Seharian ini saya membantu mengurusi segala urusan
untuk pendaftaran ulang keponakan saya. Bukan bermaksud mengeluh dengan kondisi
ini, tetapi saya hanya ingin sedikit berbagi pengalaman yang boleh dikatakan
lumayan melelahkan. Dahulu sebelum semuanya harus online seperti sekarang
urusannya tidak se-ribet ini.
Proses pendaftaran ulang dimulai dari pengambilan
nomor token yang antriannya ngalah-ngalahin antrian pembelian tiket konser Lady
Gaga. Hehehe.... Setelah nomor token kami dapatkan, proses dilanjutkan dengan
pengisian data online, dan itu lumayan mudah karena sifatnya online tadi, jadi
bisa dikerjakan sambil makan siang di rumah. Namun, untuk mengisinya di rumah,
anda harus pastikan bahwa rumah anda dilengkapi dengan fasilitas internet,
boleh dengan menggunakan modem, ataupun nyuri wifi tetangga. Tetapi untuk itu
pastikan juga tetangga anda memasang akses internet tersebut.

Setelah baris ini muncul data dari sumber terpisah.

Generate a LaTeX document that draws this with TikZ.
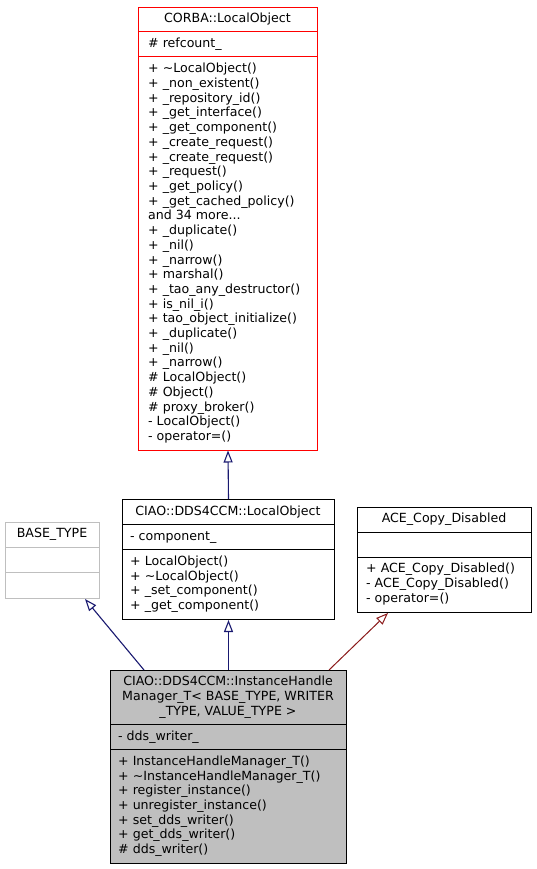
\documentclass[tikz,border=0pt]{standalone}
\usepackage{fontspec}
\setmainfont{DejaVu Sans}
\usetikzlibrary{arrows.meta,calc}
\definecolor{edgeblue}{HTML}{191970}
\definecolor{edgered}{HTML}{8B1A1A}
\definecolor{boxgray}{HTML}{BFBFBF}
\tikzset{
  txt/.style={anchor=base west, inner sep=0pt, font=\fontsize{12.6}{14.7}\selectfont},
  ttl/.style={anchor=base, inner sep=0pt, font=\fontsize{12.6}{14.7}\selectfont},
  umlbox/.style={draw=black, line width=1pt, anchor=north west, inner sep=0pt, fill=white},
  sepline/.style={line width=1pt},
  inherit/.style={draw=edgeblue, line width=1.1pt, -{Triangle[open, length=12pt, width=9pt, fill=white]}},
  privinherit/.style={draw=edgered, line width=1pt, -{Triangle[open, length=12pt, width=9pt, fill=white]}}
}
\begin{document}
\begin{tikzpicture}[x=1pt, y=-1pt]
\fill[white] (0,0) rectangle (536,869);
\useasboundingbox (0,0) rectangle (536,869);

% CORBA::LocalObject
\node[umlbox, draw=red, minimum width=179, minimum height=442.5] (corba) at (138,7) {};
\draw[sepline, red] (corba.west |- 0,32) -- (corba.east |- 0,32);
\draw[sepline, red] (corba.west |- 0,57) -- (corba.east |- 0,57);
\node[ttl] (corbaT) at (227.5,22.9) {CORBA::LocalObject};
\node[txt] (corbaA) at (148,47.9) {\# refcount\_};
\foreach \t [count=\i from 0] in {
  {+ \textasciitilde LocalObject()},
  {+ \_non\_existent()},
  {+ \_repository\_id()},
  {+ \_get\_interface()},
  {+ \_get\_component()},
  {+ \_create\_request()},
  {+ \_create\_request()},
  {+ \_request()},
  {+ \_get\_policy()},
  {+ \_get\_cached\_policy()},
  {and 34 more.\kern0pt.\kern0pt.},
  {+ \_duplicate()},
  {+ \_nil()},
  {+ \_narrow()},
  {+ marshal()},
  {+ \_tao\_any\_destructor()},
  {+ is\_nil\_i()},
  {+ tao\_object\_initialize()},
  {+ \_duplicate()},
  {+ \_nil()},
  {+ \_narrow()},
  {\# LocalObject()},
  {\# Object()},
  {\# proxy\_broker()},
  {- LocalObject()},
  {- operator=()}}
  \node[txt] (corbaM\i) at (148,{72.9+14.7*\i}) {\t};

% CIAO::DDS4CCM::LocalObject
\node[umlbox, minimum width=212, minimum height=120] (ciao) at (122,499) {};
\draw[sepline] (ciao.west |- 0,524.5) -- (ciao.east |- 0,524.5);
\draw[sepline] (ciao.west |- 0,549.5) -- (ciao.east |- 0,549.5);
\node[ttl] (ciaoT) at (228,515.2) {CIAO::DDS4CCM::LocalObject};
\node[txt] (ciaoA) at (130,540.3) {- component\_};
\foreach \t [count=\i from 0] in {
  {+ LocalObject()},
  {+ \textasciitilde LocalObject()},
  {+ \_set\_component()},
  {+ \_get\_component()}}
  \node[txt] (ciaoM\i) at (130,{565.3+14.7*\i}) {\t};

% BASE_TYPE
\node[umlbox, draw=boxgray, minimum width=94, minimum height=76] (base) at (5,522) {};
\draw[sepline, boxgray] (base.west |- 0,547) -- (base.east |- 0,547);
\draw[sepline, boxgray] (base.west |- 0,572) -- (base.east |- 0,572);
\node[ttl] (baseT) at (52,537.9) {BASE\_TYPE};

% ACE_Copy_Disabled
\node[umlbox, minimum width=174, minimum height=105] (ace) at (357,507) {};
\draw[sepline] (ace.west |- 0,532) -- (ace.east |- 0,532);
\draw[sepline] (ace.west |- 0,557) -- (ace.east |- 0,557);
\node[ttl] (aceT) at (444,522.9) {ACE\_Copy\_Disabled};
\foreach \t [count=\i from 0] in {
  {+ ACE\_Copy\_Disabled()},
  {- ACE\_Copy\_Disabled()},
  {- operator=()}}
  \node[txt] (aceM\i) at (366,{572.9+14.7*\i}) {\t};

% CIAO::DDS4CCM::InstanceHandleManager_T
\node[umlbox, fill=boxgray, minimum width=236, minimum height=192.6] (inst) at (110,670) {};
\draw[sepline] (inst.west |- 0,724.4) -- (inst.east |- 0,724.4);
\draw[sepline] (inst.west |- 0,749.4) -- (inst.east |- 0,749.4);
\foreach \t [count=\i from 0] in {
  {CIAO::DDS4CCM::InstanceHandle},
  {Manager\_T< BASE\_TYPE, WRITER},
  {\_TYPE, VALUE\_TYPE >}}
  \node[ttl] (instT\i) at (228,{685.9+14.7*\i}) {\t};
\node[txt] (instA) at (118,740.3) {- dds\_writer\_};
\foreach \t [count=\i from 0] in {
  {+ InstanceHandleManager\_T()},
  {+ \textasciitilde InstanceHandleManager\_T()},
  {+ register\_instance()},
  {+ unregister\_instance()},
  {+ set\_dds\_writer()},
  {+ get\_dds\_writer()},
  {\# dds\_writer()}}
  \node[txt] (instM\i) at (118,{765.3+14.7*\i}) {\t};

% inheritance connectors
\draw[inherit] (ciao.north) -- (corba.south);
\draw[inherit] (inst.north) -- (ciao.south);
\draw[inherit] ($(inst.north west)+(34,0)$) -- ($(base.south west)+(80,0)$);
\draw[privinherit] ($(inst.north east)+(-18,0)$) -- ($(ace.south west)+(31,0)$);
\end{tikzpicture}
\end{document}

Setelah istirahat untuk makan, shalat zhuhur dan
tentu saja pengisian data online tadi, petualangan kami lanjutkan. Masuklah kami
pada session pembayaran SPP. Sebagai orang yang telah mengenal dunia kampus ini
selama 10 tahun, maka tentu saja tingkat kepercayaan diri saya luar biasa
apalagi jika hanya untuk bayar SPP.
Salah satu Bank Swasta Syari’ah saya datangi. Begitu
sampai di bank tersebut, saya sedikit heran, kenapa sepi ya? Harusnya kalau
lagi waktunya bayar SPP begini kan ramai. Okelah, kemudian saya datangi Pak
Satpam yang berdiri gagah di pintu masuk. “maaf pak, saya mau bayar SPP, apakah
disini?”, “Universitas apa dek?” (wah, mungkin saya dianggap mahasiswa baru). Hihi...
“UIN Pak...” jawab saya. Kemudian dengan gaya
berwibawanya si Pak Satpam melanjutkan, “Kalau UIN bukan disini dek, tetapi di
Bank Konvensionalnya”. Nach loe, saya bengong. Setelah mengucapkan terimakasih
ke pak satpam, saya kembali ke kampus tercinta. Kampus yang memberikan saya dua
gelar akademik.
Kembali saya jumpai Pak Satpam lainnya di kampus. Akhirnya
saya diarahkan ke samping sebuah gedung megah bernama auditorium yang
dilabelkan dengan nama tokoh besar yang pernah menjadi rektor kampus ini
puluhan tahun yang lalu.
Sesampainya ketempat yang dimaksud, pemandangan
pertama yang saya lihat adalah antrian panjang para adik-adik baru yang bahagia
sekali dengan predikat baru sebagai mahasiswa. Kali ini saya lagi-lagi dibuat
tertegun dengan apa yang saya lihat.
Sebuah mobil Operasional Bank Swasta ternama,
berdiri gagah untuk melayani para mahasiswa baru yang ingin membayar SPP
perdana mereka. Tiba-tiba saya merasa ada yang janggal, maka jadilah saya
seperti wartawan tanpa gaji, saya memotret tempat itu. Ketika saya upload ke
beberapa sosmed yang saya miliki, para komentator belum menemukan kejanggalan
yang saya maksud.
Oleh karena itu semua, di sini akan saya jelaskan
apa kejanggalan dari proses pembayaran SPP tersebut. Nach, sebagai sebuah
Universitas Islam dengan jurusan Hukum Ekonomi Islam yang menjadi unggulan
karena jumlah peminat yang membludak dan akreditasinya pun “A”, apakah tidak
aneh menitipkan dana SPP mahasiswanya ke Bank Konvensional?
Bukan, maaf sekali lagi, disini saya tidak ingin
men-judge siapapun. Tetapi, saya rasa ini adalah sesuatu kekeliruan yang nyata.
Sebagai pusat pendidikan yang melahirkan generasi-generasi yang berwawasan Islam
tentu ini seharusnya menjadi perhatian kita semua.
Sebenarnya, ada apa? Mengapa kita (UIN-red) yang
seharusnya menjadi panutan untuk membumikan ekonomi Islam, justru terjebak
dalam persoalan seperti ini? semoga kedepan hal yang mungkin dianggap sepele
bagi sebagian orang ini dapat dibenahi kembali.